* Exercise material *
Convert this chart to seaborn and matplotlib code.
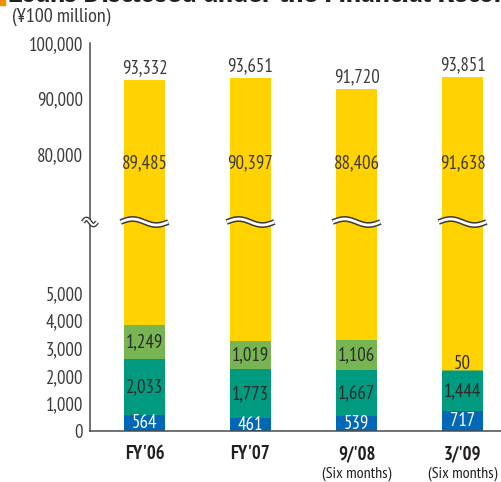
import numpy as np
import matplotlib
matplotlib.use("Agg")
import matplotlib.pyplot as plt
import matplotlib.transforms as mtransforms
import seaborn as sns

# Loans disclosed under the Financial Reconstruction Act (¥100 million)
categories = ["FY'06", "FY'07", "9/'08", "3/'09"]
period_notes = ["", "", "(Six months)", "(Six months)"]
bankrupt = [564, 461, 539, 717]          # blue
doubtful = [2033, 1773, 1667, 1444]      # teal
substandard = [1249, 1019, 1106, 50]     # light green
normal = [89485, 90397, 88406, 91638]    # yellow
totals = [93332, 93651, 91720, 93851]

upper_ticks = [80000, 90000, 100000]
lower_ticks = [0, 1000, 2000, 3000, 4000, 5000]

C_BLUE = "#0068b7"
C_TEAL = "#009a80"
C_GREEN = "#77b552"
C_YELLOW = "#ffd200"
C_TEXT = "#3e3a39"
C_AXIS = "#4a4a4a"

sns.set_style("white")
plt.rcParams["font.family"] = ["PT Sans Narrow", "DejaVu Sans"]
plt.rcParams["font.size"] = 13

fig = plt.figure(figsize=(5.01, 4.82), dpi=100)
ax_top = fig.add_axes([0.1796, 0.5394, 0.8204, 0.3714])
ax_bot = fig.add_axes([0.1796, 0.1058, 0.8204, 0.4336])

cum1 = np.array(bankrupt)
cum2 = cum1 + np.array(doubtful)
cum3 = cum2 + np.array(substandard)
tot = np.array(totals)

bar_w = 0.387
for ax in (ax_top, ax_bot):
    for vals, col in ((tot, C_YELLOW), (cum3, C_GREEN), (cum2, C_TEAL), (cum1, C_BLUE)):
        sns.barplot(x=categories, y=vals, color=col, width=bar_w, saturation=1,
                    errorbar=None, ax=ax, linewidth=0)
    ax.set_xlim(-0.514, 3.363)
    ax.set_xlabel("")
    ax.set_ylabel("")
    for s in ("top", "right"):
        ax.spines[s].set_visible(False)
    ax.spines["left"].set_color(C_AXIS)
    ax.spines["left"].set_linewidth(1.1)
    ax.tick_params(axis="y", direction="in", length=7, width=1.1, color=C_AXIS,
                   labelcolor=C_TEXT, labelsize=13.5, pad=5)

ax_top.set_ylim(67750, 100000)
ax_top.set_yticks(upper_ticks)
ax_top.set_yticklabels([f"{v:,}" for v in upper_ticks])
ax_top.spines["bottom"].set_visible(False)
ax_top.tick_params(axis="x", bottom=False, labelbottom=False)

ax_bot.set_ylim(0, 7572)
ax_bot.set_yticks(lower_ticks)
ax_bot.set_yticklabels([f"{v:,}" for v in lower_ticks])
ax_bot.spines["bottom"].set_color(C_AXIS)
ax_bot.spines["bottom"].set_linewidth(1.1)
ax_bot.tick_params(axis="x", length=0, pad=10, labelsize=13.5, labelcolor="#231f20")
for lab in ax_bot.get_xticklabels():
    lab.set_fontweight("bold")

# second line under the period labels
for i, note in enumerate(period_notes):
    if note:
        ax_bot.annotate(note, xy=(i, 0), xycoords=("data", "axes fraction"),
                        xytext=(0, -31), textcoords="offset points",
                        ha="center", va="center", fontsize=11.5, color="#231f20")

# value labels
for i in range(len(categories)):
    ax_top.annotate(f"{totals[i]:,}", xy=(i, totals[i]), xytext=(0, 2),
                    textcoords="offset points", ha="center", va="bottom",
                    color=C_TEXT, fontsize=13.5)
    ax_top.text(i, 78400, f"{normal[i]:,}", ha="center", va="center",
                color=C_TEXT, fontsize=13.5)
    if substandard[i] >= 300:
        ax_bot.text(i, cum2[i] + substandard[i] / 2, f"{substandard[i]:,}",
                    ha="center", va="center", color="#2b2b2b", fontsize=13.5)
    else:
        ax_bot.annotate(f"{substandard[i]:,}", xy=(i, cum3[i]), xytext=(0, 1),
                        textcoords="offset points", ha="center", va="baseline",
                        color="#2b2b2b", fontsize=13.5)
    ax_bot.text(i, cum1[i] + doubtful[i] / 2, f"{doubtful[i]:,}",
                ha="center", va="center", color="#2b2b2b", fontsize=13.5)
    ax_bot.text(i, bankrupt[i] / 2, f"{bankrupt[i]:,}",
                ha="center", va="center", color="white", fontsize=13.5)

# break markers: wavy white bands across the bars and the axis
t = np.linspace(0, 2 * np.pi, 80)
trans_bar = mtransforms.blended_transform_factory(ax_bot.transData, ax_bot.transAxes)
amp = 3.0 / 209.0
for i in range(len(categories)):
    xs = i + (t / (2 * np.pi) - 0.5) * 0.45
    ys = 1.0 + amp * np.sin(t)
    ax_bot.plot(xs, ys, transform=trans_bar, color="#3a3a3a", lw=4.2,
                solid_capstyle="butt", clip_on=False, zorder=5)
    ax_bot.plot(xs, ys, transform=trans_bar, color="white", lw=2.0,
                solid_capstyle="butt", clip_on=False, zorder=6)
xa = (t / (2 * np.pi) - 0.5) * (14.0 / 411.0)
ya = 1.0 + amp * np.sin(t)
ax_bot.plot(xa, ya, transform=ax_bot.transAxes, color="#3a3a3a", lw=3.4,
            solid_capstyle="butt", clip_on=False, zorder=5)
ax_bot.plot(xa, ya, transform=ax_bot.transAxes, color="white", lw=1.5,
            solid_capstyle="butt", clip_on=False, zorder=6)

# heading and unit
fig.patches.append(plt.Rectangle((0, 1 - 5 / 482), 5 / 501, 5 / 482,
                                 transform=fig.transFigure, color="#f08c00"))
fig.text(8 / 501, 1.0 - 2 / 482, "Loans Disclosed under the Financial Reconstruction Act",
         fontsize=24, fontweight="bold", color="#231f20", ha="left", va="baseline")
fig.text(12 / 501, 1.0 - 17 / 482, "(¥100 million)", fontsize=14.5, color=C_TEXT,
         ha="left", va="center")

fig.savefig("out.png", dpi=100)
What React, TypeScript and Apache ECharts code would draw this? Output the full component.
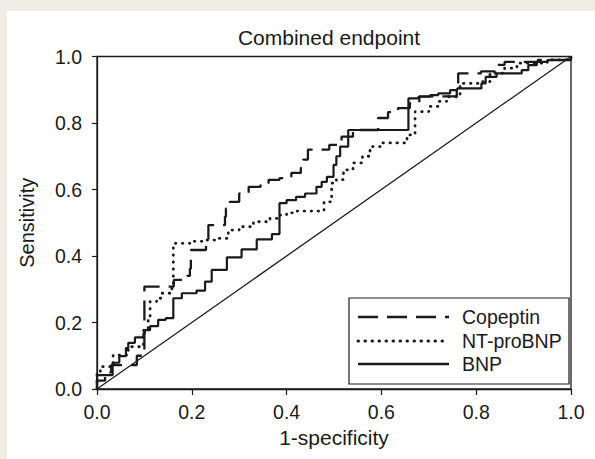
import React, { useEffect, useRef } from "react";
import * as echarts from "echarts";

const chartTitle = "Combined endpoint";
const xAxisName = "1-specificity";
const yAxisName = "Sensitivity";
const tickValues = [0, 0.2, 0.4, 0.6, 0.8, 1.0];
const legendNames = ["Copeptin", "NT-proBNP", "BNP"];

// step corners: [x where the curve rises, new sensitivity]
const copeptin: number[][] = [
  [0, 0], [0, 0.025], [0.017, 0.05], [0.03, 0.072], [0.084, 0.1], [0.1, 0.308],
  [0.162, 0.328], [0.19, 0.34], [0.196, 0.362], [0.198, 0.418], [0.23, 0.448],
  [0.235, 0.493], [0.27, 0.518], [0.272, 0.543], [0.28, 0.563], [0.3, 0.588],
  [0.32, 0.608], [0.345, 0.619], [0.362, 0.629], [0.385, 0.634], [0.41, 0.65],
  [0.43, 0.665], [0.435, 0.69], [0.445, 0.72], [0.49, 0.734], [0.516, 0.759],
  [0.54, 0.779], [0.593, 0.815], [0.614, 0.833], [0.635, 0.845], [0.66, 0.86],
  [0.68, 0.88], [0.759, 0.92], [0.762, 0.949], [0.81, 0.955], [0.84, 0.975],
  [0.86, 0.984], [0.93, 0.99], [1, 1],
];

const ntProBNP: number[][] = [
  [0, 0], [0, 0.052], [0.007, 0.067], [0.034, 0.102], [0.066, 0.127], [0.098, 0.177],
  [0.108, 0.208], [0.112, 0.263], [0.126, 0.273], [0.136, 0.288], [0.158, 0.318],
  [0.161, 0.438], [0.2, 0.444], [0.228, 0.448], [0.25, 0.453], [0.277, 0.478],
  [0.3, 0.488], [0.33, 0.503], [0.365, 0.513], [0.383, 0.523], [0.4, 0.53],
  [0.42, 0.535], [0.479, 0.563], [0.495, 0.619], [0.505, 0.63], [0.52, 0.659],
  [0.54, 0.68], [0.56, 0.7], [0.576, 0.729], [0.6, 0.74], [0.654, 0.764],
  [0.671, 0.834], [0.7, 0.85], [0.72, 0.865], [0.738, 0.879], [0.766, 0.919],
  [0.808, 0.924], [0.829, 0.95], [0.86, 0.965], [0.886, 0.98], [0.95, 0.99], [1, 1],
];

const bnp: number[][] = [
  [0, 0], [0, 0.042], [0.033, 0.079], [0.047, 0.099], [0.061, 0.123], [0.066, 0.139],
  [0.08, 0.155], [0.098, 0.167], [0.101, 0.177], [0.112, 0.189], [0.129, 0.208],
  [0.145, 0.213], [0.161, 0.273], [0.179, 0.288], [0.21, 0.296], [0.228, 0.323],
  [0.242, 0.358], [0.274, 0.396], [0.305, 0.42], [0.337, 0.45], [0.369, 0.466],
  [0.385, 0.559], [0.4, 0.568], [0.42, 0.578], [0.439, 0.588], [0.463, 0.608],
  [0.474, 0.623], [0.485, 0.638], [0.499, 0.674], [0.505, 0.7], [0.513, 0.729],
  [0.53, 0.779], [0.657, 0.874], [0.678, 0.879], [0.703, 0.884], [0.72, 0.889],
  [0.745, 0.899], [0.76, 0.904], [0.811, 0.919], [0.82, 0.939], [0.843, 0.949],
  [0.896, 0.959], [0.91, 0.974], [0.928, 0.984], [0.95, 0.989], [1, 1],
];

const reference: number[][] = [[0, 0], [1, 1]];

const FONT = "'Liberation Sans', Arial, Helvetica, sans-serif";
const INK = "#1a1a1a";

export default function App() {
  const ref = useRef<HTMLDivElement>(null);
  useEffect(() => {
    if (!ref.current) return;
    const chart = echarts.init(ref.current, undefined, { renderer: "svg" });
    const gridL = 97, gridT = 56.5, gridR = 24, gridB = 70;
    const legX = 349, legY = 298, legW = 220, legH = 86;
    const rows = [317, 341, 364];
    const dashStyles = [
      { lineDash: [20, 9], lineWidth: 2.5, lineCap: "butt" },
      { lineDash: [0.5, 6.5], lineWidth: 3, lineCap: "round" },
      { lineDash: null, lineWidth: 2.4, lineCap: "butt" },
    ];
    const legendGraphics: any[] = [
      {
        type: "rect",
        shape: { x: legX, y: legY, width: legW, height: legH },
        style: { fill: "#fff", stroke: INK, lineWidth: 1.2 },
        z: 50,
      },
    ];
    legendNames.forEach((n, i) => {
      legendGraphics.push({
        type: "line",
        shape: { x1: 358, y1: rows[i], x2: 449, y2: rows[i] },
        style: {
          stroke: INK,
          lineWidth: dashStyles[i].lineWidth,
          lineDash: dashStyles[i].lineDash,
          lineCap: dashStyles[i].lineCap,
        },
        z: 51,
      });
      legendGraphics.push({
        type: "text",
        x: 462,
        y: rows[i],
        style: {
          text: n,
          fill: INK,
          font: `19.5px ${FONT}`,
          textVerticalAlign: "middle",
          textAlign: "left",
        },
        z: 51,
      });
    });

    const lineSeries = (name: string, data: number[][], idx: number) => ({
      name,
      type: "line",
      data,
      step: "end",
      showSymbol: false,
      symbol: "none",
      lineStyle: {
        color: INK,
        width: dashStyles[idx].lineWidth - 0.2,
        type: dashStyles[idx].lineDash ? dashStyles[idx].lineDash : "solid",
        cap: dashStyles[idx].lineCap,
      },
      z: 3,
    });

    chart.setOption({
      animation: false,
      backgroundColor: "#efede4",
      textStyle: { fontFamily: FONT },
      title: {
        text: chartTitle,
        left: 324,
        top: 22,
        textAlign: "center",
        textStyle: { fontSize: 21, fontWeight: "normal", color: INK, fontFamily: FONT },
      },
      grid: {
        left: gridL,
        top: gridT,
        right: gridR,
        bottom: gridB,
        show: true,
        backgroundColor: "#fff",
        borderColor: INK,
        borderWidth: 1.3,
      },
      graphic: [
        {
          type: "rect",
          shape: { x: 7, y: 11, width: 600, height: 460 },
          style: { fill: "#ffffff" },
          z: -10,
          silent: true,
        },
        ...legendGraphics,
      ],
      xAxis: {
        type: "value",
        min: 0,
        max: 1,
        interval: 0.2,
        name: xAxisName,
        nameLocation: "middle",
        nameGap: 34,
        nameTextStyle: { fontSize: 21, color: INK, fontFamily: FONT },
        axisLine: { show: true, lineStyle: { color: INK, width: 1.3 } },
        axisTick: { show: true, inside: false, length: 6, lineStyle: { color: INK, width: 1.2 } },
        axisLabel: {
          fontSize: 19.5,
          color: INK,
          margin: 13,
          formatter: (v: number) => (tickValues.includes(Math.round(v * 10) / 10) ? v.toFixed(1) : ""),
        },
        splitLine: { show: false },
      },
      yAxis: {
        type: "value",
        min: 0,
        max: 1,
        interval: 0.2,
        name: yAxisName,
        nameLocation: "middle",
        nameGap: 60,
        nameRotate: 90,
        nameTextStyle: { fontSize: 20, color: INK, fontFamily: FONT },
        axisLine: { show: true, lineStyle: { color: INK, width: 1.3 } },
        axisTick: { show: true, inside: false, length: 5, lineStyle: { color: INK, width: 1.2 } },
        axisLabel: {
          fontSize: 19.5,
          color: INK,
          margin: 15,
          formatter: (v: number) => v.toFixed(1),
        },
        splitLine: { show: false },
      },
      series: [
        {
          name: "reference",
          type: "line",
          data: reference,
          showSymbol: false,
          symbol: "none",
          lineStyle: { color: INK, width: 1.3 },
          z: 2,
        },
        lineSeries(legendNames[0], copeptin, 0),
        lineSeries(legendNames[1], ntProBNP, 1),
        lineSeries(legendNames[2], bnp, 2),
      ],
    });
    return () => chart.dispose();
  }, []);
  return (
    <div
      ref={ref}
      style={{ position: "fixed", left: 0, top: 0, width: 595, height: 459 }}
    />
  );
}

* Task instructions *
In the records above, locate each line with the word "React". Copy all such lines.

* Response for this exercise *
What React, TypeScript and Apache ECharts code would draw this? Output the full component.
import React, { useEffect, useRef } from "react";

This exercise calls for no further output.